Castle Harlan and its LPs were no doubt delighted by this apparently easy win. However, Pala certainly was not. Its argument is that if Bradken had bid directly for Norcast, it would have had to pay a lot more, because of the synergies it stood to realise from the deal. In fact, even factoring in the ‘fee’ paid to Castle Harlan, Pala still believes Bradken bought Norcast on the cheap.
As a result, it’s now suing Bradken in Australia for at least $25 million in damages, claiming that the company engaged in ‘misleading and deceptive conduct’ and ‘bid rigging’; the latter is a relatively new addition to Australian law, and covers situations where companies in a position to compete against each other in a bidding process come to an arrangement not to do so. Pala is also pursuing legal action against Castle Harlan in the US (although this process isn’t quite as advanced).
Precisely how Castle Harlan and Bradken plan to defend these charges is unclear; the two groups declined to provide comment for this article.
However, Bradken has previously appeared to suggest that bid-rigging charges couldn’t apply – because it wasn’t involved in the original process. In May, Bradken CEO Brian Hodges told the Sydney Morning Herald newspaper: “Basically they failed to offer the business to us, in fact they excluded us from their sale process … So there can be no cartel or bid-rigging because we weren’t invited into the process.”
Pala disputes this, however; the firm insists it had no reason to exclude any potential bidder, let alone one with as many potential synergies as Bradken. It also has email evidence from Goldman Sachs confirming that Bradken was specifically told Norcast was for sale. And even if you accept the notion that bidders need to be ‘invited’ into an M&A process, Pala points out that Castle Harlan received no such invitation – and it didn’t stop them bidding.

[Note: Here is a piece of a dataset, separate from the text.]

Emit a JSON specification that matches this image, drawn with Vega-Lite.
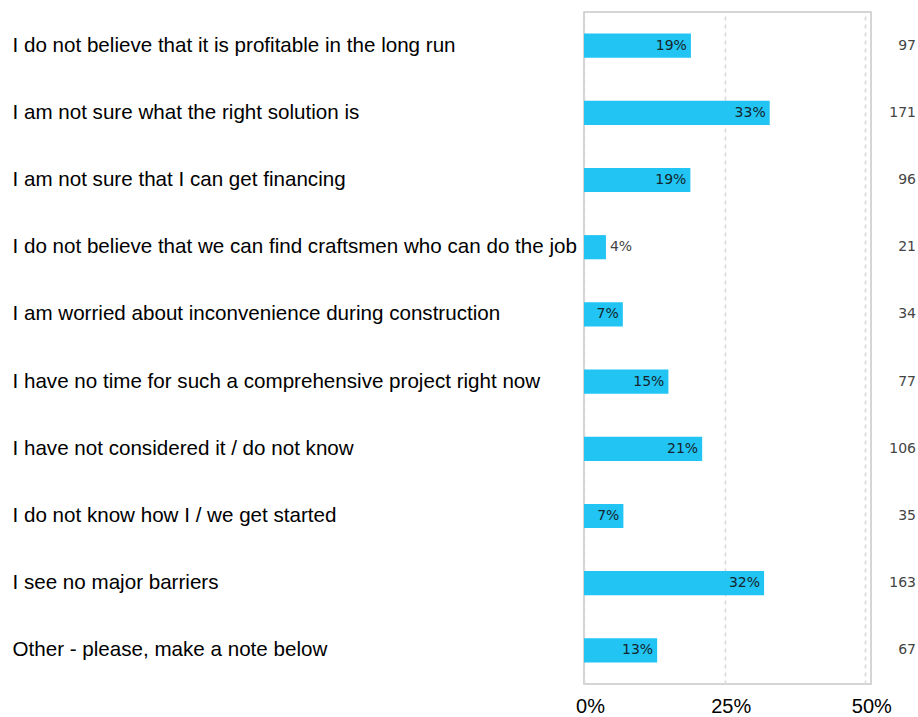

Could Bradken conduct the necessary due diligence and agree a deal of this magnitude from scratch within seven hours? It seems implausible.
And there are clear and long-standing links between Bradken and Castle Harlan. CHAMP, the latter’s Australian affiliate (in which it owns a 50 percent stake), was part of a consortium that took Bradken private in 2001, and relisted it in 2004. Since then the two firms have, by their own admission, invested together on the acquisition of AmeriCast in 2006.
Then there’s Nick Greiner. An influential former politician who resigned as Premier of New South Wales in 1992 after a corruption row, Greiner – who’s been named as a co-defendant in this trial, along with Hodges – is currently chairman of Bradken, and (according to his personal website) deputy chairman of CHAMP Private Equity. His role will clearly be a key focus for Pala as it attempts to prove that the two groups had some sort of arrangement in place: he is due to take the witness stand a few days into the trial. Particularly given the nature of the charges, that’s likely to attract plenty of publicity in Australia.
Nonetheless, it remains to be seen whether the case will stand up in court. The onus is on Pala to prove there was some kind of arrangement or understanding in place between Castle Harlan and Bradken. And since there’s unlikely to be specific documentary evidence of this, Pala must piece together its argument from phone calls, emails, patterns of behaviour, chronology and so on. Then it’s up to the sitting judge to decide whether it can be inferred, on the balance of probability, that an agreement existed.
This was still a good deal for Pala: it sold Norcast for more than twice as much as it paid to take the company private in 2007. But it earned its return the hard way: by improving operations, changing management and boosting the top and bottom line (some of which was due to a merger with a Singaporean company). So it’s easy to see why it’s angry about its eventual return being somewhat lower than it could have been, particularly since the deal delivered a healthy profit to another firm that added no value.
Of course, buying a company cheaply and selling it for a profit is not a crime. The question is: did Castle Harlan achieve this by virtue of its superior transaction skills, or by bending the rules?
Thus far, attempts to reach a settlement have come to nothing. Australian law requires a pre-trial mediation process, but assuming this is equally unsuccessful – as most of those involved seem to expect – proceedings are due to start on November 5th.